Jul. ... 'twas Ariadne, passioning
For Theseus' perjury and unjust flight.

A note is here inserted, "not" says its learned and classical author, "on the business of Shakspeare," but to introduce a conjecture relating to one of Guido's paintings commonly supposed to represent Ariadne as deserted by Theseus and courted by Bacchus, but which he conceives to have been intended for Bacchus's desertion of this lady for an Indian captive. An attentive examination of the print from Guido's picture will, it is presumed, incline any one to hesitate much before he shall decide on having discerned any traces of an Indian princess; and this supposed character may rather turn out to be Venus introducing the amorous Deity, attended by his followers, to Ariadne, forlorn and abandoned by Theseus in the isle of Chios, according to Ovid, or Naxos according to Lactantius. Nor is the female who accompanies Bacchus "hanging on his arm," as stated by the critic. It is impossible likewise to perceive in this figure the modest looks or demeanour of a female captive, or in the supposed Bacchus the character of a lover, insulting, according to Ovid's description, his former mistress by displaying the beauties of another. Boccaccio has very comically accounted for Ariadne's desertion by Theseus, and her subsequent transfer to Bacchus. He supposes the lady to have been too fond of the juice of the grape, and that on her continuing to indulge this propensity, she was therefore called the wife of Bacchus. See Geneal. deor. lib. xi. c. 29.

Scene 4. Page 274.

Jul. Her eyes are grey as glass.

This was in old times the favourite colour of the eyes in both sexes:

"His eyen are gray as any glasse."
Romance of Sir Isenbras.
"Her eyen gray as glas."
Romance of Libeaus desconus.
"Les iex vairs et rians com un faucon."
Roman de Guerin de Montglaive. MS.

And to come nearer to Shakspeare's time:—In the interlude of Marie Magdalene, a song in praise of her says, "your eyes as gray as glasse and right amiable." The French term ver or vair has induced some of their antiquaries to suppose that it meant green; but it has been very satisfactorily shown to signify in general the colour still called by heralds vair. It is certain however that the French romances and other authorities allude occasionally to green eyes.

Scene 4. Page 274.

Jul. My substance should be statue in thy stead.

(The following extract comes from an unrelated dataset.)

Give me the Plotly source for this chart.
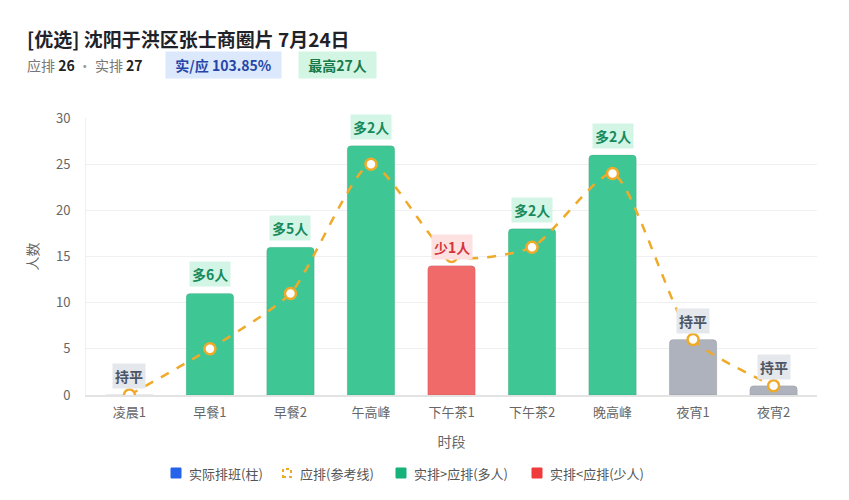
import plotly.graph_objects as go

# 时段数据
slots = ["凌晨1", "早餐1", "早餐2", "午高峰", "下午茶1", "下午茶2", "晚高峰", "夜宵1", "夜宵2"]
actual = [0, 11, 16, 27, 14, 18, 26, 6, 1]
planned = [0, 5, 11, 25, 15, 16, 24, 6, 1]

title_text = "[优选] 沈阳于洪区张士商圈片 7月24日"
plan_peak = 26
actual_peak = 27
ratio_text = "实/应 103.85%"
max_text = "最高27人"

legend_names = ["实际排班(柱)", "应排(参考线)", "实排>应排(多人)", "实排<应排(少人)"]
legend_colors = ["#2563eb", "#f0aa2a", "#16b27a", "#ef3b3b"]

GREEN = "#3ec795"
RED = "#f06a6a"
GRAY = "#adb2bd"
ORANGE = "#f0aa2a"
FONT = "Noto Sans CJK SC"

# 绘图区像素尺寸, 用来换算纸面坐标
PW, PH = 731, 277


def px(x):
    return (x - 78) / PW


def py(y):
    return (387 - y) / PH


colors = []
tags = []
for a, p in zip(actual, planned):
    d = a - p
    if d > 0:
        colors.append(GREEN)
        tags.append(("多%d人" % d, "#d3f5e5", "#168a5c"))
    elif d < 0:
        colors.append(RED)
        tags.append(("少%d人" % -d, "#fde1e1", "#d4343c"))
    else:
        colors.append(GRAY)
        tags.append(("持平", "#e4e7ec", "#4b5563"))

fig = go.Figure()

fig.add_trace(go.Bar(
    x=slots, y=actual,
    marker=dict(color=colors, cornerradius=4, line=dict(color="rgba(0,0,0,0.08)", width=1)),
    showlegend=False, hoverinfo="x+y",
))

fig.add_trace(go.Scatter(
    x=slots, y=planned, mode="lines+markers",
    line=dict(color=ORANGE, width=2.5, dash="dash", shape="spline", smoothing=0.6),
    marker=dict(size=11, color="white", line=dict(color=ORANGE, width=2.5)),
    showlegend=False,
))

# 柱子上的标签
for s, a, (t, bg, fc) in zip(slots, actual, tags):
    fig.add_annotation(
        x=s, y=a, text="<b>%s</b>" % t, showarrow=False,
        yanchor="bottom", yshift=6,
        font=dict(size=14, color=fc, family=FONT),
        bgcolor=bg, borderpad=2,
    )

# 标题和副标题
fig.add_annotation(
    xref="paper", yref="paper", x=px(17), y=py(31), xanchor="left", yanchor="middle",
    text="<b>%s</b>" % title_text, showarrow=False,
    font=dict(size=19, color="#1f2329", family=FONT),
)
fig.add_annotation(
    xref="paper", yref="paper", x=px(17), y=py(57), xanchor="left", yanchor="middle",
    text="<span style='color:#777'>应排</span> <b>%d</b> <span style='color:#999'>·</span> "
         "<span style='color:#777'>实排</span> <b>%d</b>" % (plan_peak, actual_peak),
    showarrow=False, font=dict(size=14, color="#222", family=FONT),
)
fig.add_annotation(
    xref="paper", yref="paper", x=px(157), y=py(57), xanchor="left", yanchor="middle",
    text="&nbsp;&nbsp;<b>%s</b>&nbsp;&nbsp;" % ratio_text, showarrow=False,
    font=dict(size=14, color="#2546a8", family=FONT),
    bgcolor="#dce8fb", borderpad=3,
)
fig.add_annotation(
    xref="paper", yref="paper", x=px(290), y=py(57), xanchor="left", yanchor="middle",
    text="&nbsp;&nbsp;<b>%s</b>&nbsp;&nbsp;" % max_text, showarrow=False,
    font=dict(size=14, color="#167a4a", family=FONT),
    bgcolor="#d3f5e3", borderpad=3,
)

# 手工图例
leg_x = [163, 274, 388, 524]
leg_y = 465
for i, (name, c) in enumerate(zip(legend_names, legend_colors)):
    x0 = leg_x[i]
    if i == 1:
        fig.add_shape(type="rect", xref="paper", yref="paper",
                      x0=px(x0 + 1), x1=px(x0 + 9), y0=py(leg_y + 4), y1=py(leg_y - 4),
                      line=dict(color=c, width=2, dash="dot"), fillcolor="white")
    else:
        fig.add_shape(type="rect", xref="paper", yref="paper",
                      x0=px(x0), x1=px(x0 + 10), y0=py(leg_y + 5), y1=py(leg_y - 5),
                      line=dict(color=c, width=1), fillcolor=c)
    fig.add_annotation(
        xref="paper", yref="paper", x=px(x0 + 16), y=py(leg_y), xanchor="left", yanchor="middle",
        text=name, showarrow=False, font=dict(size=13, color="#555", family=FONT),
    )

fig.update_layout(
    width=841, height=492,
    margin=dict(l=78, r=32, t=110, b=105),
    paper_bgcolor="white", plot_bgcolor="white",
    font=dict(family=FONT, size=13, color="#666"),
    bargap=0.41,
    showlegend=False,
    xaxis=dict(
        title=dict(text="时段", font=dict(size=14, color="#666"), standoff=17),
        showline=True, linecolor="#e3e3e3", linewidth=1.5, ticks="",
        ticklabelstandoff=5,
        tickfont=dict(size=13, color="#666"),
    ),
    yaxis=dict(
        title=dict(text="人数", font=dict(size=14, color="#666"), standoff=14),
        range=[0, 30], dtick=5, gridcolor="#f0f0f0", zeroline=False,
        showline=True, linecolor="#f0f0f0",
        ticklabelstandoff=12,
        tickfont=dict(size=13, color="#666"),
    ),
)

fig.write_html("out.html")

In confirmation of Mr. M. Mason's note, it may be observed that in the comedy of Cornelianum dolium, Act I. Scene 5, statua is twice used for a picture. They were synonymous terms, and sometimes a statue was called a picture. Thus Stowe, speaking of Elizabeth's funeral, says that when the people beheld "her statue or picture lying upon the coffin" there was a general sighing, &c. Annals, p. 815, edit. 1631. In the glossary to Speght's Chaucer, 1598, statue is explained picture; and in one of the inventories of King Henry the Eighth's furniture at Greenwich, several pictures of earth are mentioned. These were busts in terra cotta like those still remaining in Wolsey's palace at Hampton Court.

ACT V.

Scene 1. Page 276.

Egl. That Silvia at Patrick's cell should meet me.

The old copy reads "at friar Patrick's cell," which Mr. Steevens calls a redundance, justifying his alteration by a passage in the next scene, where "At Patrick's cell" occurs. But the old reading is right, and should not have been disturbed, there being no redundance when it is judiciously read. Silvia is often used as a dissyllable, and must here be read elliptically. Besides, we had "friar Patrick's cell" before in p. 263.

Scene 4. Page 280.

Val. And to the nightingale's complaining notes
Tune my distresses, and record my woes.

It has been already observed that this term refers to the singing of birds. It should have been added that it was formed from the recorder, a sort of flute by which they were taught to sing.

Scene 4. Page 286.

Jul. How oft hast thou with perjury cleft the root?

The speech had been begun with a metaphor from archery, and is here continued in the same strain. To cleave the pin, was to break the nail which attached the mark to the butt.

Scene 4. Page 290.

Mr. Ritson's reply to Mr. Tyrwhitt.

However ingenious and even just the system in this reply may be, it is evident that Shakspeare was not governed by it; but, on the contrary, that he has taken the liberties pointed out by Mr. Tyrwhitt. The proof is, 1. From the circumstance that none of Shakspeare's contemporaries have used similar words in such a protracted form. 2. Because he has used other words in the same manner which are not reducible to Mr. Ritson's system; such as country, assembly, &c. He never troubled himself about establishing a canon of which he was, in all likelihood, altogether ignorant; but occasionally took such liberties as his verses required. This is clearly manifested by his various use, in many instances, of the selfsame words.

THE CLOWNS.

The character of Speed is that of a shrewd witty servant. Launce is something different, exhibiting a mixture of archness and rustic simplicity. There is no allusion to dress, nor any other circumstance, that marks either of them as the domestic fool or jester.

FOOTNOTES:

[3] A word defaced in the manuscript.